### [Task to carry out]
Using the data below, return word for word every line from the one holding "Write the matplotlib code for this chart." down to the one holding "ax.barh(y, values, height=0.36, color='#4472C4', zorder=3)". Leave pictures out.

○ ○ ○ ○ ○

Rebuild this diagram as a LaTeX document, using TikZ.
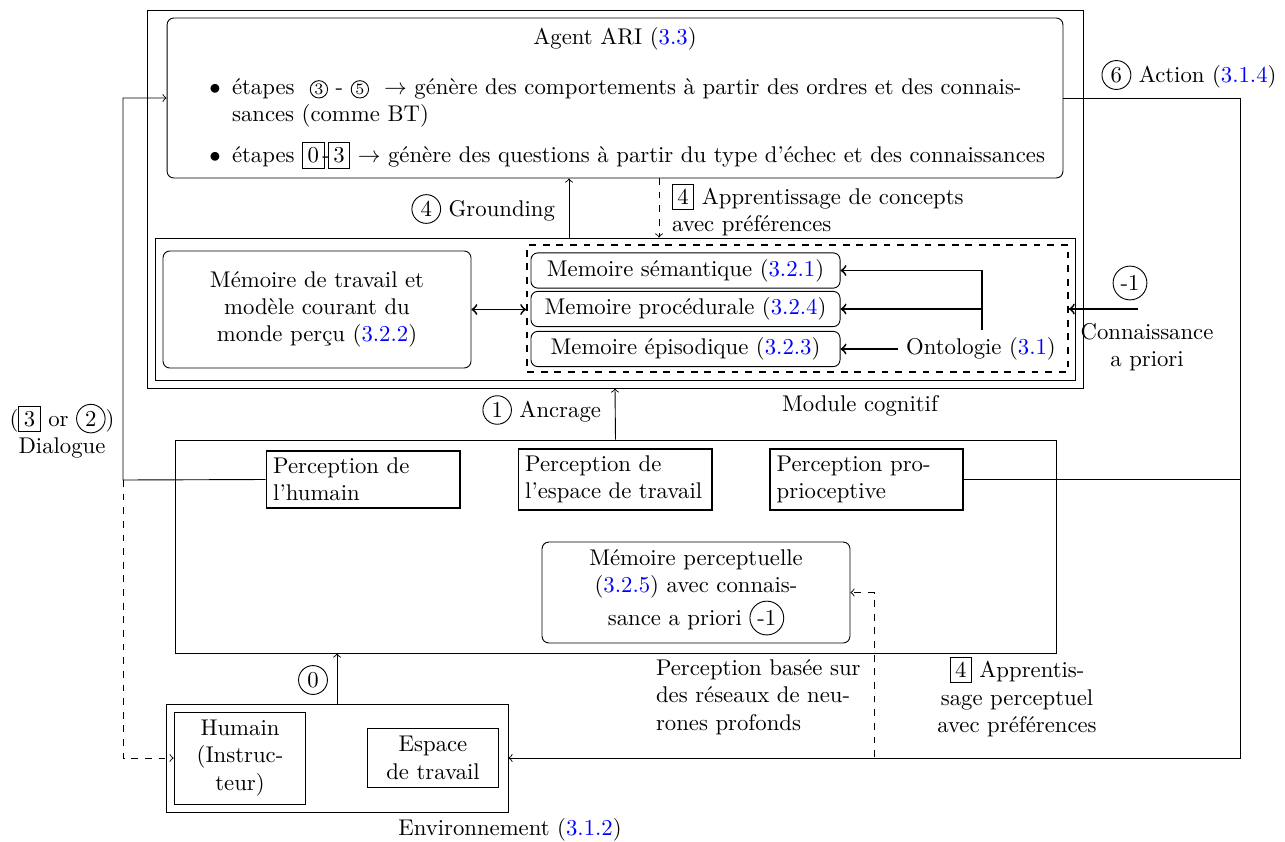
\documentclass[tikz,border=0pt]{standalone}
\usepackage{xcolor}
\usepackage{tikz}
\usetikzlibrary{positioning}

\tikzset{
    cnreset/.style={minimum width=0pt, minimum height=0pt, text width={}, sharp corners, solid, thin, anchor=center, align=center, fill=none, font=}
}
\newcommand{\sref}[1]{\textcolor{blue}{#1}}
\newcommand{\cnum}[1]{\tikz[baseline=(cn.base)]\node[cnreset, draw, circle, inner sep=1.5pt] (cn) {#1};}
\newcommand{\cnumsmall}[1]{\tikz[baseline=(cn.base)]\node[cnreset, draw, circle, inner sep=0.5pt, font=\scriptsize] (cn) {#1};}
\newcommand{\bnum}[1]{{\setlength{\fboxsep}{2pt}\fbox{#1}}}
\renewcommand{\labelitemi}{$\bullet$}

\begin{document}
\begin{tikzpicture}[
    x=0.44pt, y=0.44pt,
    frame/.style={draw, minimum width=#1},
    rbox/.style={draw, rounded corners=3pt, align=center},
    mbox/.style={draw, rounded corners=3pt, inner sep=2pt, minimum width=136pt, minimum height=15.5pt},
    pbox/.style={draw, thick, align=left, text width=79pt, inner sep=3pt},
    num/.style={draw, circle, inner sep=1.5pt},
    ar/.style={->},
    ard/.style={->, dashed}
]
\useasboundingbox (0,0) rectangle (1285,-841);

% module cognitif
\node[frame=411.8pt, minimum height=166.3pt] (cog) at (615,-199) {};
\node[frame=404.8pt, minimum height=62.5pt] (mem) at (615,-309) {};
\node (coglabel) at (860,-406) {Module cognitif};

\node[rbox, inner sep=3.5pt, minimum width=394.2pt, minimum height=70.4pt] (agent) at (615,-98) {%
  \begin{minipage}{387pt}
  {\centering Agent ARI (\sref{3.3})\par}
  \begin{itemize}\setlength{\itemsep}{2pt}
  \item étapes ~\cnumsmall{3} - \cnumsmall{5}~ $\rightarrow$ génère des comportements à partir des ordres et des connais-\\sances (comme BT)
  \item étapes \bnum{0}\kern-0.9pt-\kern-0.9pt\bnum{3} $\rightarrow$ génère des questions à partir du type d'échec et des connaissances
  \end{itemize}
  \end{minipage}};

\node[rbox, minimum width=135.5pt, minimum height=51.5pt] (travail) at (317,-309.5) {Mémoire de travail et\\modèle courant du\\monde perçu (\sref{3.2.2})};
\node[draw, thick, dashed, minimum width=238pt, minimum height=55.9pt] (ltm) at (797.5,-308.5) {};
\node[mbox] (sem) at (685.5,-270.5) {Memoire sémantique (\sref{3.2.1})};
\node[mbox] (proc) at (685.5,-309) {Memoire procédurale (\sref{3.2.4})};
\node[mbox] (epi) at (685.5,-349) {Memoire épisodique (\sref{3.2.3})};
\node (onto) at (981,-349) {Ontologie (\sref{3.1})};
\coordinate (ontoup) at (982,-330);

\draw[<->, thick] (travail) -- (ltm.west |- travail);
\draw[ar, thick] (onto) -- (epi);
\draw[ar, thick] (ontoup) |- (sem);
\draw[ar, thick] (ontoup) |- (proc);

% connaissance a priori
\coordinate (prior) at (1138,-309);
\node[num] (priornum) at (1130,-283) {-1};
\node[align=center] (priortext) at (1147,-347) {Connaissance\\a priori};
\draw[ar, thick] (prior) -- (ltm.east |- prior);

% grounding et apprentissage
\coordinate (grd) at (569,-238);
\draw[ar] (grd) -- (grd |- agent.south);
\node[anchor=east] (grdlabel) at (563,-209) {\cnum{4} Grounding};
\coordinate (app) at (659,-178);
\draw[ard] (app) -- (app |- mem.north);
\node[align=left, anchor=west] (applabel) at (664,-210) {\bnum{4} Apprentissage de concepts\\avec préférences};

% perception
\node[frame=387.6pt, minimum height=93.7pt] (perc) at (615.5,-546.5) {};
\node[pbox] (phum) at (363,-479.5) {Perception de\\l'humain};
\node[pbox] (pesp) at (615,-479.5) {Perception de\\l'espace de travail};
\node[pbox] (ppro) at (866.5,-479.5) {Perception pro-\\prioceptive};
\node[rbox, minimum width=135.5pt, minimum height=44.4pt] (mperc) at (696,-592.5) {Mémoire perceptuelle\\(\sref{3.2.5}) avec connais-\\sance a priori \cnum{-1}};
\draw[ar] (perc.north) -- (cog.south);
\node[anchor=east] (anclabel) at (609,-410) {\cnum{1} Ancrage};

\node[align=left, anchor=west] (dnn) at (648,-697) {Perception basée sur\\des réseaux de neu-\\rones profonds};
\node[align=center] (applabel2) at (1017,-697) {\bnum{4} Apprentis-\\sage perceptuel\\avec préférences};

% environnement
\node[frame=150.5pt, minimum height=47.5pt] (env) at (337,-758) {};
\node[draw, align=center, minimum width=58pt, minimum height=40.5pt] (humain) at (240,-758) {Humain\\(Instruc-\\teur)};
\node[draw, align=center, minimum width=58pt, minimum height=25.5pt] (espace) at (433,-758) {Espace\\de travail};
\node (envlabel) at (510,-830) {Environnement (\sref{3.1.2})};
\draw[ar] (env.north) -- (env.north |- perc.south);
\node[num] (zero) at (313,-680) {0};

% action
\coordinate (actcorner) at (1240,-98);
\draw[ar] (agent.east) -- (actcorner) |- (env.east);
\draw (ppro.east) -- (ppro.east -| actcorner);
\node (actlabel) at (1189,-75) {\cnum{6} Action (\sref{3.1.4})};
\coordinate (percsrc) at (874,-757);
\draw[ard] (percsrc) |- (mperc.east);

% dialogue
\coordinate (dlg) at (123,-480);
\draw[ar] (phum.west) -- (dlg) |- (agent.west);
\draw[ard] (dlg) |- (humain.west);
\node[align=center] (dlglabel) at (62,-431) {(\bnum{3} or \cnum{2})\\Dialogue};
\end{tikzpicture}
\end{document}
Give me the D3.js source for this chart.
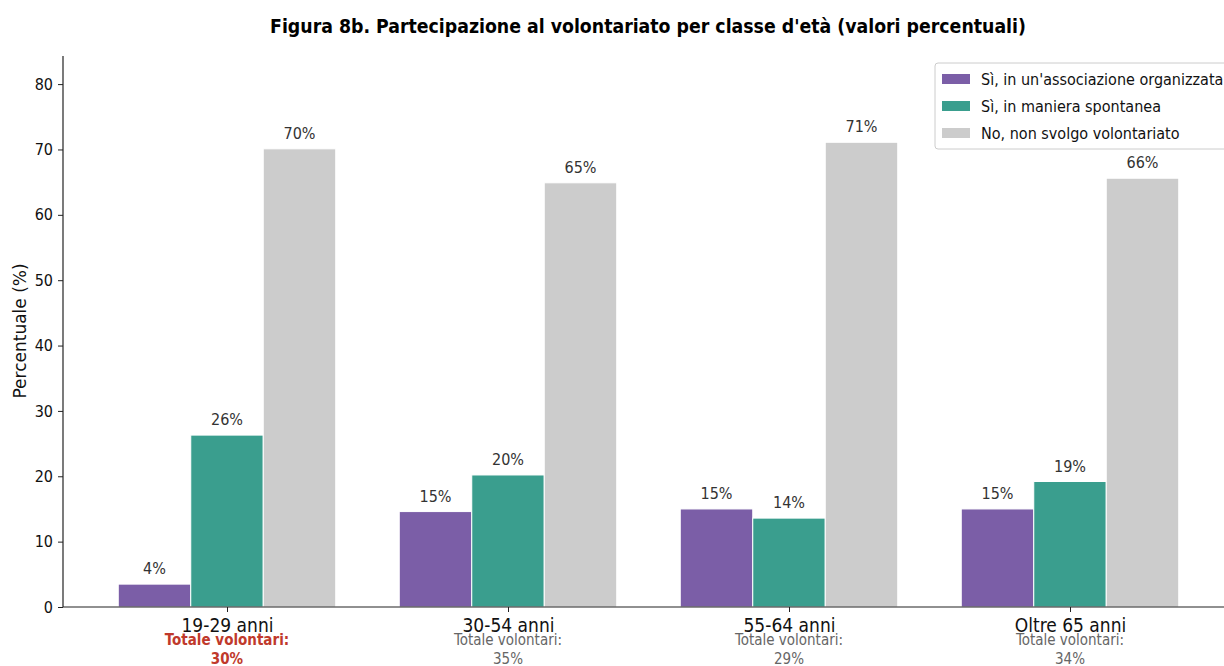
<!DOCTYPE html>
<html><head><meta charset="utf-8">
<script src="https://cdn.jsdelivr.net/npm/d3@7"></script>
<style>body{margin:0;background:#fff}svg{display:block}</style>
</head><body>
<svg id="c" width="1224" height="666"></svg>
<script>
const categories = ["19-29 anni", "30-54 anni", "55-64 anni", "Oltre 65 anni"];
const seriesNames = ["Sì, in un'associazione organizzata", "Sì, in maniera spontanea", "No, non svolgo volontariato"];
const organizzata = [3.5, 14.6, 15.0, 15.0];
const spontanea = [26.3, 20.2, 13.6, 19.2];
const noVolont = [70.1, 64.9, 71.1, 65.6];
const totals = [30, 35, 29, 34];
const yTicks = [0, 10, 20, 30, 40, 50, 60, 70, 80];
const colors = ["#7b5ea7", "#3a9e8e", "#cccccc"];
const series = [organizzata, spontanea, noVolont];

(function () {
const svg = d3.select("#c");
const FC = "'DejaVu Sans Condensed', 'DejaVu Sans', sans-serif";
const F = "'DejaVu Sans', sans-serif";
const mLeft = 63, mBottom = 607, mTop = 56, mRight = 1224;

const y = d3.scaleLinear().domain([0, 84.3]).range([mBottom, mTop]);
const x = d3.scaleLinear().domain([0, 1]).range([227, 508]);
const bw = 0.258;

series.forEach((vals, s) => {
  svg.append("g").selectAll("rect").data(vals).join("rect")
    .attr("x", (d, i) => x(i + (s - 1) * bw - bw / 2))
    .attr("width", x(bw) - x(0))
    .attr("y", d => y(d))
    .attr("height", d => y(0) - y(d))
    .attr("fill", colors[s])
    .attr("stroke", "#fff").attr("stroke-width", 1);
  svg.append("g").selectAll("text").data(vals).join("text")
    .attr("x", (d, i) => x(i + (s - 1) * bw))
    .attr("y", d => y(d) - 10)
    .attr("text-anchor", "middle")
    .attr("font-family", FC).attr("font-size", 16).attr("fill", "#333")
    .text(d => Math.round(d) + "%");
});

const ya = svg.append("g").attr("transform", `translate(${mLeft},0)`)
  .call(d3.axisLeft(y).tickValues(yTicks).tickSize(5).tickPadding(5));
ya.select(".domain").attr("d", `M0,${mTop}V${mBottom}`).attr("stroke", "#222").attr("stroke-width", 1.2);
ya.selectAll("text").attr("font-family", FC).attr("font-size", 16).attr("fill", "#111");
ya.selectAll("line").attr("stroke", "#222");

const xa = svg.append("g").attr("transform", `translate(0,${mBottom})`)
  .call(d3.axisBottom(x).tickValues(d3.range(categories.length)).tickFormat(i => categories[i]).tickSize(5).tickPadding(7));
xa.select(".domain").attr("d", `M${mLeft},0H${mRight}`).attr("stroke", "#222").attr("stroke-width", 1.2);
xa.selectAll("line").attr("stroke", "#222");
xa.selectAll("text").attr("font-family", FC).attr("font-size", 19).attr("fill", "#111");

categories.forEach((c, i) => {
  const first = i === 0;
  const g = svg.append("g").attr("font-family", FC).attr("text-anchor", "middle")
    .attr("font-size", 15).attr("fill", first ? "#c0392b" : "#666")
    .attr("font-weight", first ? "bold" : "normal");
  g.append("text").attr("x", x(i)).attr("y", 645).text("Totale volontari:");
  g.append("text").attr("x", x(i)).attr("y", 664).text(totals[i] + "%");
});

svg.append("text").attr("transform", `translate(26,331) rotate(-90)`)
  .attr("text-anchor", "middle").attr("font-family", F).attr("font-size", 17).attr("fill", "#111")
  .text("Percentuale (%)");

svg.append("text").attr("x", 648).attr("y", 33).attr("text-anchor", "middle")
  .attr("font-family", FC).attr("font-weight", "bold").attr("font-size", 19.3).attr("fill", "#000")
  .text("Figura 8b. Partecipazione al volontariato per classe d'età (valori percentuali)");

const lg = svg.append("g").attr("transform", "translate(935,63)");
lg.append("rect").attr("width", 300).attr("height", 86).attr("rx", 3)
  .attr("fill", "#fff").attr("fill-opacity", 0.85).attr("stroke", "#ccc");
seriesNames.forEach((n, s) => {
  lg.append("rect").attr("x", 7).attr("y", 11 + s * 27).attr("width", 28).attr("height", 10).attr("fill", colors[s]);
  lg.append("text").attr("x", 46).attr("y", 22 + s * 27).attr("font-family", FC).attr("font-size", 16)
    .attr("fill", "#111").text(n);
});
})();
</script>
</body></html>
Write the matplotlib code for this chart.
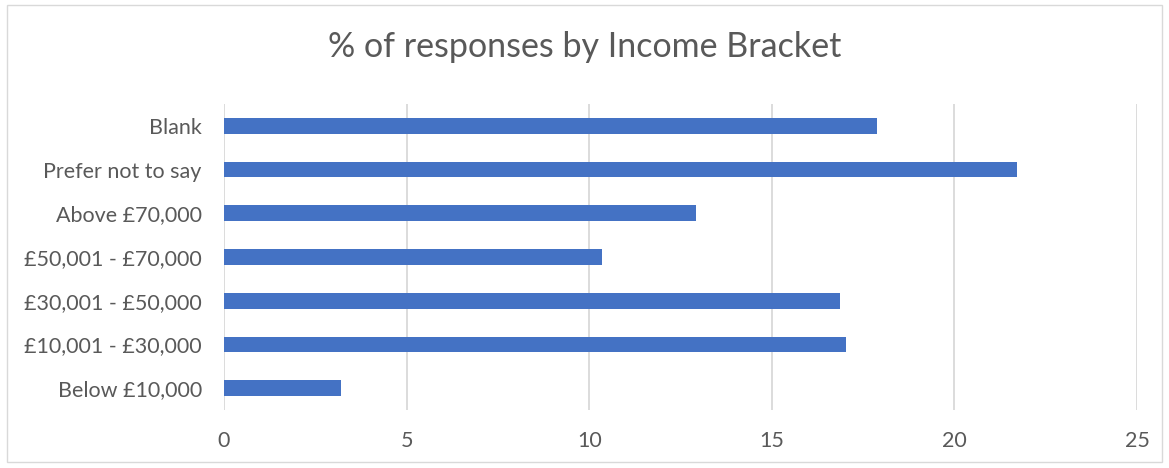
import matplotlib.pyplot as plt
import numpy as np
from matplotlib.patches import Rectangle

categories = ['Below £10,000', '£10,001 - £30,000', '£30,001 - £50,000',
              '£50,001 - £70,000', 'Above £70,000', 'Prefer not to say', 'Blank']
values = [3.2, 17.04, 16.86, 10.35, 12.93, 21.72, 17.87]
xticks = [0, 5, 10, 15, 20, 25]

plt.rcParams['font.family'] = ['Lato', 'DejaVu Sans']
grey = '#595959'

fig = plt.figure(figsize=(11.69, 4.68), dpi=100)
ax = fig.add_axes([224/1169, 1-410/468, 913/1169, 306/468])

y = np.arange(len(categories))
ax.barh(y, values, height=0.36, color='#4472C4', zorder=3)

ax.set_xlim(0, 25)
ax.set_ylim(-0.5, len(categories)-0.5)
ax.set_xticks(xticks)
ax.set_yticks(y)
ax.set_yticklabels(categories)
ax.grid(axis='x', color='#d9d9d9', linewidth=1.3, zorder=0)
for s in ax.spines.values():
    s.set_visible(False)
ax.tick_params(axis='both', length=0, labelsize=15.5, colors=grey)
ax.tick_params(axis='x', pad=15)
ax.tick_params(axis='y', pad=16)

fig.text(0.5, 1-47/468, '% of responses by Income Bracket', ha='center', va='center',
         fontsize=24.5, color=grey)

fig.patches.append(Rectangle((7/1169, 1-462/468), 1155/1169, 457/468,
                             transform=fig.transFigure, fill=False,
                             edgecolor='#d9d9d9', linewidth=1))

fig.savefig('out.png', dpi=100)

○ ○ ○ ○ ○

### [Final result]
Write the matplotlib code for this chart.
import matplotlib.pyplot as plt
import numpy as np
from matplotlib.patches import Rectangle

categories = ['Below £10,000', '£10,001 - £30,000', '£30,001 - £50,000',
              '£50,001 - £70,000', 'Above £70,000', 'Prefer not to say', 'Blank']
values = [3.2, 17.04, 16.86, 10.35, 12.93, 21.72, 17.87]
xticks = [0, 5, 10, 15, 20, 25]

plt.rcParams['font.family'] = ['Lato', 'DejaVu Sans']
grey = '#595959'

fig = plt.figure(figsize=(11.69, 4.68), dpi=100)
ax = fig.add_axes([224/1169, 1-410/468, 913/1169, 306/468])

y = np.arange(len(categories))
ax.barh(y, values, height=0.36, color='#4472C4', zorder=3)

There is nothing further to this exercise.